From Sandro Magister at Chiesa:
ROME, October 11, 2013 – The comprehensive reform of the Vatican curia is still entirely to be written, on the part of the eight cardinals to whom it has been delegated. But in the meantime Pope Francis is proceeding on his own account. With deeds.
One office, that of pontifical almoner, he has already completely reformed. Placing in it a man of his own trust and immediately putting him to work in a new way.
And also in a crucial area like the liturgy he has begun to make such changes as to create feverish anticipation about what the next steps will be.
A HAND OF THE POPE AMONG THE POOR
Since August 3, the new pontifical almoner has been Archbishop Konrad Krajewski, age 50, Polish, who was for a long time one of the masters of ceremonies of the papal liturgies, but whom Pope Francis rewarded above all for the voluntary activities that he was carrying out at the same time, that of serving in the confessional every afternoon, of visiting the sick and approaching every evening the poor who populate the surroundings of the basilica of Saint Peter, bringing them food and comfort.
In appointing him his almoner, pope Jorge Mario Bergoglio also told him how to redesign the tasks of this office: “You will not stay behind a desk signing parchments. I want you always among the people. In Buenos Aires I often went out in the evening to go find the poor. Now I no longer can: it is difficult for me to leave the Vatican. You will do it for me.”

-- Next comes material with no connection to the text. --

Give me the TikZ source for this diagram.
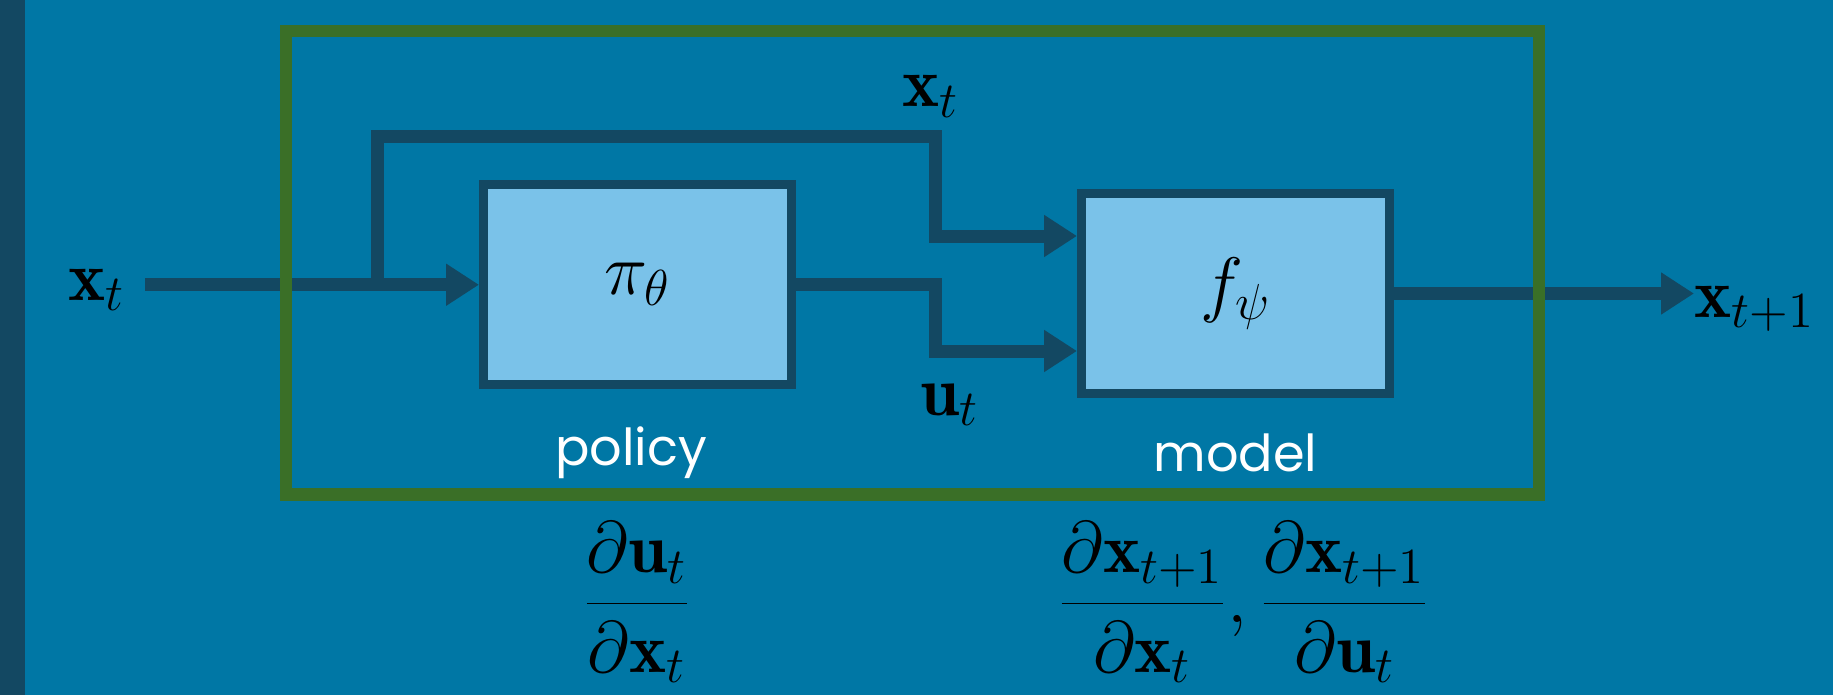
\documentclass[tikz,border=0pt]{standalone}
\usepackage{fontspec}
\newfontfamily\labelfont{Poppins}
\usetikzlibrary{arrows.meta,positioning}
\definecolor{slide}{HTML}{0077A5}
\definecolor{wirec}{HTML}{134862}
\definecolor{boxfill}{HTML}{7AC2E9}
\definecolor{framegreen}{HTML}{3A6F27}
\begin{document}
\begin{tikzpicture}[x=0.1mm, y=-0.1mm,
    block/.style={draw=wirec, fill=boxfill, line width=0.9mm, minimum width=30.8mm,
      minimum height=20mm, font=\fontsize{20}{24}\selectfont},
    wire/.style={draw=wirec, line width=1.3mm, line join=miter},
    arr/.style={wire, -{Triangle[length=3.3mm, width=4mm]}},
    sig/.style={inner sep=0pt, font=\fontsize{20}{24}\selectfont},
    caption/.style={inner sep=0pt, text=white, font=\labelfont\fontsize{14.5}{17}\selectfont}]
    \useasboundingbox (0,0) rectangle (1833,695);
    \fill[slide] (0,0) rectangle (1833,695);
    \fill[wirec] (0,0) rectangle (25,695);
    % Nodes
    \node[block] (policy) at (637.5,284.75) {$\pi_\theta$};
    \node[block] (model)  at (1235.5,293.5) {$f_\psi$};
    \node[sig, anchor=base east] (xin)  at (126,300) {$\mathbf{x}_t$};
    \node[sig, anchor=base west] (xout) at (1694,317) {$\mathbf{x}_{t+1}$};
    \node[sig, anchor=base] (xtop) at (931,107) {$\mathbf{x}_t$};
    \node[sig, anchor=base] (ut)   at (950,415) {$\mathbf{u}_t$};
    \node[caption, anchor=base] (policylbl) at (631,465) {policy};
    \node[caption, anchor=base] (modellbl)  at (1235.5,471) {model};
    \node[sig, anchor=base] (dpolicy) at (637,622)
      {$\displaystyle\frac{\partial\mathbf{u}_t}{\partial\mathbf{x}_t}$};
    \node[sig, anchor=base] (dmodel) at (1243.5,622)
      {$\displaystyle\frac{\partial\mathbf{x}_{t+1}}{\partial\mathbf{x}_t},
        \frac{\partial\mathbf{x}_{t+1}}{\partial\mathbf{u}_t}$};
    \path (policy.west) ++(-102,0) coordinate (split);
    \coordinate (hop) at (935.5,136);
    % Edges
    \draw[arr, shorten <=1.9mm] (xin.east |- policy.west) -- (policy.west);
    \draw[arr] (split) |- (hop) |- ([yshift=5.75mm]model.west);
    \draw[arr] (policy.east) -- (policy.east -| hop) |- ([yshift=-5.75mm]model.west);
    \draw[arr] (model.east) -- (model.east -| xout.west);
    % Frame around policy and model
    \draw[draw=framegreen, line width=1.25mm] (286,31) rectangle (1539,494.5);
\end{tikzpicture}
\end{document}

This is what Krajewski said in “L’Osservatore Romano” of October 4, in an interview in which he explains his new duties.
Traditionally, the pontifical almoner sent parchments with the papal blessing to those who requested them. And with the proceeds from this, together with other offerings, he sent people in need “modest donations,” which ultimately amounted to a little less than one million euro a year.
With Pope Francis, the almoner will bring aid in person. Krajewski says:
“I will give an example. If someone asks for aid to pay a bill [electricity or gas], it is good that I should go, if possible, to the home to bring the aid materially, in order to make him understand that the pope, through the almoner, is close to him.”
In recent days, after hundreds of refugees fleeing from Syria, from Eritrea and from other African countries drowned in the Mediterranean near Lampedusa, Krajewski went to the island, previously visited by Francis on July 8, to bless the bodies recovered from the ocean, to visit the survivors, to make them feel the closeness of the pope and to “give each one substantial aid for the most immediate necessities.” Every diver who went into the water to recover a body – “L’Osservatore Romano” reported – “brought with him a rosary blessed by Pope Francis.”
For the future Roman curia, the pontifical almoner is therefore already in place. And refurbished.
As for Krajewski’s predecessor, Archbishop Guido Pozzo, formerly a close collaborator of Jospeh Ratzinger at the congregation for the doctrine of the faith, he has been put into a role more congenial to him, that of secretary of “Ecclesia Dei,” the pontifical commission that deals with the more traditionalist Catholic groups and is striving to reconcile with the Church of Rome the followers of the schismatic archbishop Marcel Lefebvre.